Dataset:
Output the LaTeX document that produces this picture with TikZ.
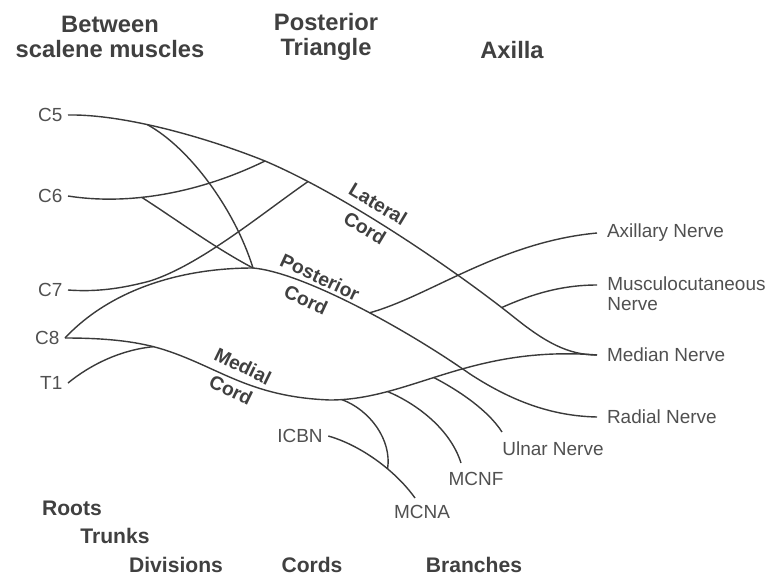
\documentclass[tikz,border=0pt]{standalone}
\usepackage{fontspec}
\setmainfont{Liberation Sans}
\definecolor{nervegray}{HTML}{3A3A3A}
\definecolor{labelgray}{HTML}{505050}
\definecolor{headgray}{HTML}{404040}

\begin{document}
\begin{tikzpicture}[x=0.02cm, y=-0.02cm,
    nerve/.style={draw=nervegray, line width=0.8pt},
    lbl/.style={text=labelgray, font=\fontsize{10.8}{11.4}\selectfont, inner sep=0pt},
    root/.style={lbl, anchor=east, inner xsep=3pt},
    branch/.style={lbl, anchor=west, inner xsep=5.5pt},
    cordlbl/.style={text=headgray, font=\bfseries\fontsize{11}{12}\selectfont, inner sep=0pt},
    head/.style={text=headgray, font=\bfseries\fontsize{13.5}{14.2}\selectfont, align=center, inner sep=0pt},
    level/.style={text=headgray, font=\bfseries\fontsize{12}{14}\selectfont, inner sep=0pt}]
    \useasboundingbox (0,0) rectangle (767,575);

    % headings
    \node[head] (scalene) at (110,37) {Between\\scalene muscles};
    \node[head] (triangle) at (326,37) {Posterior\\Triangle};
    \node[head] (axilla) at (512,50) {Axilla};

    % roots
    \node[root] (C5) at (68,115) {C5};
    \node[root] (C6) at (68,196) {C6};
    \node[root] (C7) at (68,290) {C7};
    \node[root] (C8) at (65,338) {C8};
    \node[root] (T1) at (68,383) {T1};

    % branches
    \node[branch] (axn) at (597,233) {Axillary Nerve};
    \node[lbl, anchor=north west, align=left] (musc) at (607,276) {Musculocutaneous\\Nerve};
    \coordinate (musce) at (597,285);
    \node[branch] (medn) at (597,355) {Median Nerve};
    \node[branch] (radn) at (597,417) {Radial Nerve};
    \node[lbl] (ulnn) at (553,449) {Ulnar Nerve};
    \coordinate (ulne) at (502,432);
    \node[lbl] (mcnf) at (476,479) {MCNF};
    \coordinate (mcnfe) at (461,463);
    \node[lbl] (mcna) at (422,512) {MCNA};
    \coordinate (mcnae) at (415,498);
    \node[lbl, inner xsep=3pt] (icbn) at (300,436) {ICBN};

    % junctions
    \coordinate (j56) at (265,161);
    \coordinate (pc) at (253,268);

    % lateral cord
    \draw[nerve] (C5.east) .. controls (120,114) and (200,135) .. coordinate[pos=0.43] (s5) (j56)
        .. controls (345,195) and (455,270) .. coordinate[pos=0.17] (j7) coordinate[pos=0.93] (mscj) (515,318)
        .. controls (545,342) and (568,355) .. (medn.west);
    \draw[nerve] (s5) .. controls (190,148) and (235,210) .. (pc);
    \draw[nerve] (C6.east) .. controls (125,205) and (195,195) .. coordinate[pos=0.4] (s6) (j56);
    \draw[nerve] (s6) .. controls (177,220) and (215,248) .. (pc);
    \draw[nerve] (C7.east) .. controls (95,292) and (120,289) .. (150,281)
        .. controls (200,265) and (260,215) .. (j7);

    % posterior cord
    \draw[nerve] (C8.east) .. controls (110,290) and (180,268) .. (pc)
        .. controls (300,272) and (400,325) .. coordinate[pos=0.57] (axj) (470,374)
        .. controls (510,400) and (550,416) .. (radn.west);
    \draw[nerve] (axj) .. controls (430,296) and (500,242) .. (axn.west);
    \draw[nerve] (mscj) .. controls (530,295) and (560,285) .. (musce);

    % medial cord
    \draw[nerve] (C8.east) .. controls (110,338) and (140,342) .. coordinate[pos=0.85] (t1j) (165,350)
        .. controls (220,368) and (250,397) .. (330,400)
        .. controls (410,400) and (470,345) .. coordinate[pos=0.05] (mnaj) coordinate[pos=0.25] (mnfj) coordinate[pos=0.45] (ulnj) (medn.west);
    \draw[nerve] (T1.east) .. controls (90,365) and (120,350) .. (t1j);
    \draw[nerve] (ulnj) .. controls (458,390) and (488,410) .. (ulne);
    \draw[nerve] (mnfj) .. controls (415,403) and (450,428) .. (mcnfe);
    \draw[nerve] (icbn.east) .. controls (360,445) and (395,470) .. coordinate[pos=0.63] (icj) (mcnae);
    \draw[nerve] (mnaj) .. controls (370,410) and (392,440) .. (icj);

    % cord labels
    \node[cordlbl, rotate=-31] (latl) at (378,204) {Lateral};
    \node[cordlbl, rotate=-31] (latc) at (365,228) {Cord};
    \node[cordlbl, rotate=-25] (postl) at (320,277) {Posterior};
    \node[cordlbl, rotate=-25] (postc) at (306,300) {Cord};
    \node[cordlbl, rotate=-26] (medl) at (243,366) {Medial};
    \node[cordlbl, rotate=-26] (medc) at (231,390) {Cord};

    % levels
    \node[level] (roots) at (72,508) {Roots};
    \node[level] (trunks) at (115,536) {Trunks};
    \node[level] (divs) at (176,565) {Divisions};
    \node[level] (cords) at (312,565) {Cords};
    \node[level] (brs) at (474,565) {Branches};
\end{tikzpicture}
\end{document}
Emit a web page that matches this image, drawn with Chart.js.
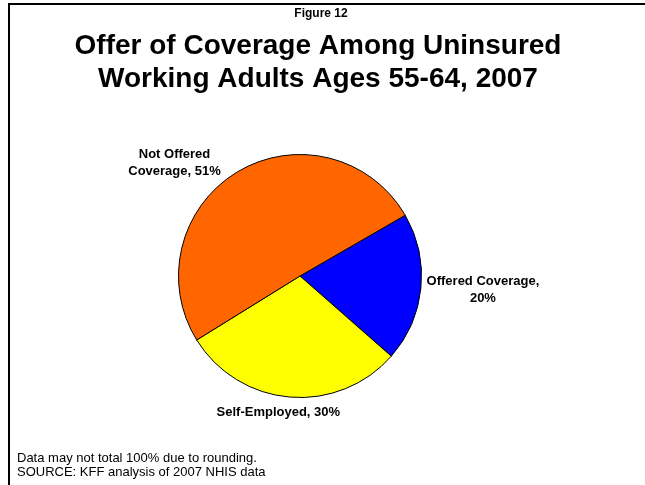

Set problem:
Repeat only what lies between the start of the data and the end of the line containing "(0,0) rectangle (767,575);", exactly, with pictures left out.

Full response:
Output the LaTeX document that produces this picture with TikZ.
\documentclass[tikz,border=0pt]{standalone}
\usepackage{fontspec}
\setmainfont{Liberation Sans}
\definecolor{nervegray}{HTML}{3A3A3A}
\definecolor{labelgray}{HTML}{505050}
\definecolor{headgray}{HTML}{404040}

\begin{document}
\begin{tikzpicture}[x=0.02cm, y=-0.02cm,
    nerve/.style={draw=nervegray, line width=0.8pt},
    lbl/.style={text=labelgray, font=\fontsize{10.8}{11.4}\selectfont, inner sep=0pt},
    root/.style={lbl, anchor=east, inner xsep=3pt},
    branch/.style={lbl, anchor=west, inner xsep=5.5pt},
    cordlbl/.style={text=headgray, font=\bfseries\fontsize{11}{12}\selectfont, inner sep=0pt},
    head/.style={text=headgray, font=\bfseries\fontsize{13.5}{14.2}\selectfont, align=center, inner sep=0pt},
    level/.style={text=headgray, font=\bfseries\fontsize{12}{14}\selectfont, inner sep=0pt}]
    \useasboundingbox (0,0) rectangle (767,575);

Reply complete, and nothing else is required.